New beer recreates ancient Chinese alcohols

New beer recreates ancient Chinese alcohols

Scientists have developed a new beer that is inspired by archeological artifacts and recreates the fruity flavours of ancient Chinese alcohols.

The beer was named QingMing after the Chinese festival in April and the famous 12th Century scroll by Zhang Zeduan.

The Cicago Field Museum displays a 17th Century reproduction of the scroll in its Cyrus Tang Hall of China along with many other Chinese artifacts.

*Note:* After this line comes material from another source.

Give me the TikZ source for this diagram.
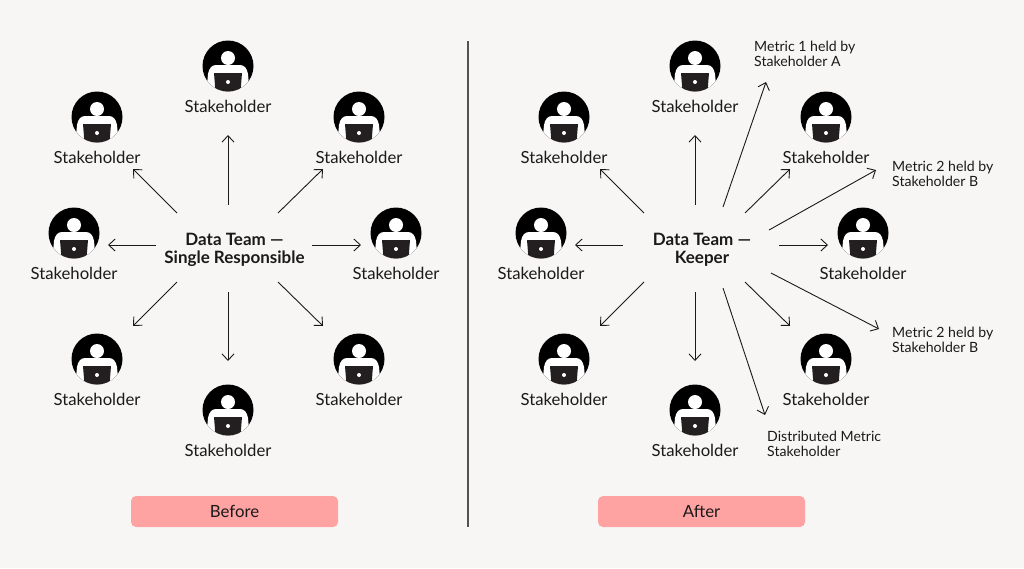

Among the artifacts on display at the launch party includes a 18th Century bronze "pitch pot" from Beijing, a popular drinking game.

Researchers from the museum and Off Color Brewing - Chicago Brewery - were inspired by the fruits incorporated in making certain Chinese alcohols as well as the mold saccharification of rice, the state-run news agency  'Xinhua' reported.

"I have always been interested in mold-based saccharification. It is really fun for us as brewers coming from Western traditions where we use grain-based enzymatic degradation of starch and simple sugars," said John Laffler, from Off Color Brewing in the US.

The beer is a modern recreation of Chang and a stronger, drier herbal version of Li, a low alcohol rice or millet-based beer with a flavor profile of peaches and lemon rind with aromas of tea, bubblegum, and sake followed by a complex fruit, herbal, and floral character.

The finish, as the alcohol evaporates off the tongue, leaves hints of nectar, honey, and perfumed rice.